I primi a comprare arte futurista sono i grandi collezionisti americani giunti in Italia all'inizio degli anni 50. Lydia Wiston Malbin fa shopping a Roma, Milano e Verona. Qui incontra Amalia Boccioni e da lei compra tutto il fondo dei disegni del fratello Umberto, circa un centinaio, tra cui un'unica bellissima tempera colorata, importante studio preparatorio per «Il bevitore» (1914) oggi nelle Raccolte civiche di Milano, rivenduto poi all'asta nel 1990 a New York a 605mila dollari. Intanto Gino Severini vive a Parigi e introduce i collezionisti d'Oltreoceano come i Rothschild e gli Slifka negli atelier dei suoi compagni, mentre i direttori dei musei visitano le case degli eredi.
Alfred Barr, ad esempio, mitico direttore del MoMa di New York, acquistò la «Lampada ad arco» (1909/1910) di Balla e il «Il Footboller» di Boccioni direttamente dai Marinetti, mentre il primo proprietario de «La città che sale» (1912) di Boccioni, oggi al MoMa di New York, fu il musicista Ferruccio Busoni, a conferma che le opere futuriste ebbero entusiasti estimatori prima di tutto tra gli artisti. Piero Dorazio, ad esempio, possedeva alcune opere di Giacomo Balla che sono passate di mano il 24 novembre 2008 da Christie's Milano.
Patria dell'arte futurista, l'Italia ne è, però, il Paese più sguarnito. Come mai? Amalia Boccioni, prima di cedere alle lusinghe dello straniero, aveva offerto al Governo italiano l'acquisto del fondo delle opere di Umberto, ma Giulio Carlo Argan, all'epoca funzionario dei musei statali, non favorì l'acquisto giudicando il movimento troppo colluso con il fascismo. Che dire? Boccioni era morto nel 1916, cioè in tempi non sospetti, ma tant'è.
Lo sdoganamento del mercato dei Futuristi avviene 20 anni fa, favorito da due eventi di risonanza mondiale: la grande mostra «Futurismo & Futurismi» a Palazzo Grassi di Venezia (1986) e la vendita all'asta Sotheby's di New York (1990) della collezione Lydia Winston Malbin. In quell'occasione la tela di Balla «Scala degli addii (salutando)» del 1908 fu acquistata dalla famiglia Agnelli a 4,4 milioni di dollari. Da allora le opere futuriste riscuotono l'interesse di un sempre maggior numero di collezionisti, musei e fondazioni, mentre le quotazioni registrano un lento e costante apprezzamento, allineato ai valori odierni delle avanguardie storiche europee. Nella classifica dei record la palma va a Severini con 29,6 milioni di dollari battuti da Sotheby's Londra, il 25 giugno 2008, per «Danseuse» (1915); lo insegue con molto distacco Balla con 2.931.200 di euro, aggiudicati per «Velocità d'automobile + luci» (1913) da Sotheby's New York, l'8 maggio 2007, tallonato dai 1.866.950 di euro di Boccioni totalizzati per «Studio per Footballer» (1913) da Christie's Milano, il 27 novembre 2007 e da Carlo Carrà con 858mila euro esitati per «Stella del Caffè Chantant» (1915-1916) da Farsetti arte di Prato, il 26 maggio 2007.
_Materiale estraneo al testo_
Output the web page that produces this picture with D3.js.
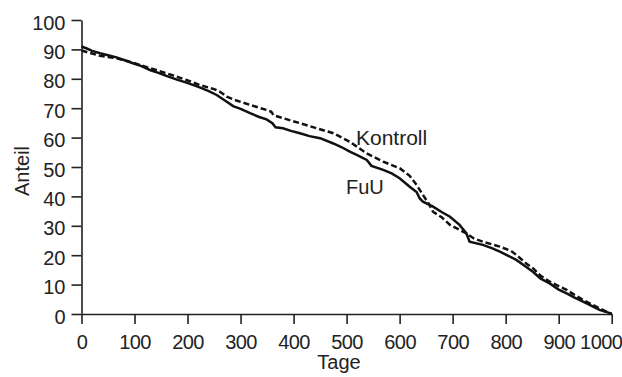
<!DOCTYPE html>
<html><head><meta charset="utf-8">
<script src="https://cdn.jsdelivr.net/npm/d3@7"></script>
<style>
body{margin:0;background:#fff;}
svg text{font-family:"Liberation Sans",Arial,sans-serif;fill:#222;}
</style></head>
<body><svg id="c" width="622" height="377"></svg>
<script>
const xTicks = [0,100,200,300,400,500,600,700,800,900,1000];
const yTicks = [0,10,20,30,40,50,60,70,80,90,100];

const fuuDays = [0,10,20,35,50,66,80,97,113,129,145,160,180,198,223,240,255,274,286,300,318,335,349,360,366,380,395,412,430,450,475,490,506,520,538,547,569,585,600,619,632,638,644,663,680,695,713,726,732,757,775,789,805,820,835,852,866,883,900,915,930,946,962,977,990,1000];
const fuuVals = [91,90.3,89.5,88.7,88,87.3,86.4,85.3,84.3,83,82,81,79.7,78.7,77.1,75.8,74.5,72.2,70.7,69.8,68.3,67,66.2,64.9,63.5,63.2,62.3,61.5,60.5,59.8,58,56.8,55.2,54,52.4,50.4,49,47.8,46.2,43.3,41.5,39.3,38.2,36.5,34.6,33.1,30.3,27.4,24.6,23.5,22.3,21.2,19.8,18.4,16.5,14.3,12,10.4,8.3,7,5.6,4.2,2.8,1.4,0.7,0];

const kontrollDays = [0,20,35,66,97,129,160,198,223,250,262,274,286,318,349,358,362,380,412,443,475,506,538,569,600,619,632,644,655,663,680,695,713,726,740,757,789,810,820,840,852,866,883,900,915,930,946,962,977,990,1000];
const kontrollVals = [89.6,88.6,87.8,87,85.5,83.6,81.9,79.6,77.9,76.5,75.5,73.9,73,71.1,69.4,68.8,67.6,66.6,64.9,63.2,61.5,58.6,54.6,51.8,49.6,47,43.9,40.5,37.5,34.8,32.8,30.3,28.6,27.4,25.7,24.6,22.9,21.5,20.1,17,15.5,13,11,9.5,8.2,6.5,4.8,3.3,1.9,0.8,0];

const svg = d3.select("#c");
const x = d3.scaleLinear().domain([0,1000]).range([81.5,611.7]);
const y = d3.scaleLinear().domain([0,100]).range([314,20]);

const xAxis = svg.append("g").attr("transform","translate(0,314)")
  .call(d3.axisBottom(x).tickValues(xTicks).tickSize(10).tickPadding(11).tickSizeOuter(0).tickFormat(d3.format("d")));
const yAxis = svg.append("g").attr("transform","translate(81.5,0)")
  .call(d3.axisLeft(y).tickValues(yTicks).tickSize(10).tickPadding(6).tickSizeOuter(0).tickFormat(d3.format("d")));
[xAxis,yAxis].forEach(a=>{
  a.selectAll("path,line").attr("stroke","#222").attr("stroke-width",1.6);
  a.selectAll("text").attr("font-size",20).attr("fill","#222").style("font-family","'Liberation Sans',Arial,sans-serif");
});
xAxis.selectAll("text").attr("letter-spacing","-0.6");
yAxis.selectAll("text").attr("dy","0.45em");
xAxis.selectAll(".tick").filter(d=>d===1000).select("text").attr("text-anchor","end").attr("x",10);

const line = d3.line().x(d=>x(d[0])).y(d=>y(d[1]));
const kData = kontrollDays.map((d,i)=>[d,kontrollVals[i]]);
const fData = fuuDays.map((d,i)=>[d,fuuVals[i]]);
svg.append("path").datum(kData).attr("d",line).attr("fill","none").attr("stroke","#111").attr("stroke-width",2.5).attr("stroke-dasharray","6,3");
svg.append("path").datum(fData).attr("d",line).attr("fill","none").attr("stroke","#111").attr("stroke-width",2.5);

svg.append("text").attr("x",356).attr("y",145).attr("font-size",21).text("Kontroll");
svg.append("text").attr("x",346).attr("y",194).attr("font-size",20).text("FuU");
svg.append("text").attr("x",339).attr("y",369).attr("text-anchor","middle").attr("font-size",20).text("Tage");
svg.append("text").attr("transform","translate(29,171) rotate(-90)").attr("text-anchor","middle").attr("font-size",20).text("Anteil");
</script></body></html>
Ma chi sono oggi i grandi collezionisti di Futurismo?
«Sarebbe più corretto dire chi erano» precisa Massimo Carpi, dell'Associazione Futur-ism, elencando le raccolte di Ausonio Canavese, Carlo Grassi, Riccardo e Magda Jucker (acquisita poi da Brera) e Gianni Mattioli, attualmente la più importante raccolta di Futurismo in Italia e nel mondo, data in deposito al Museo Peggy Guggenheim di Venezia dalla figlia Laura, storica d'arte. A cento anni dalla nascita le piazze più vivaci per il mercato di arte futurista sono italiane (vedi articoli pagine seguenti), ma a movimentare gli scambi nel primo decennio del 900 erano Parigi, Londra, Berlino e negli anni 90 New York.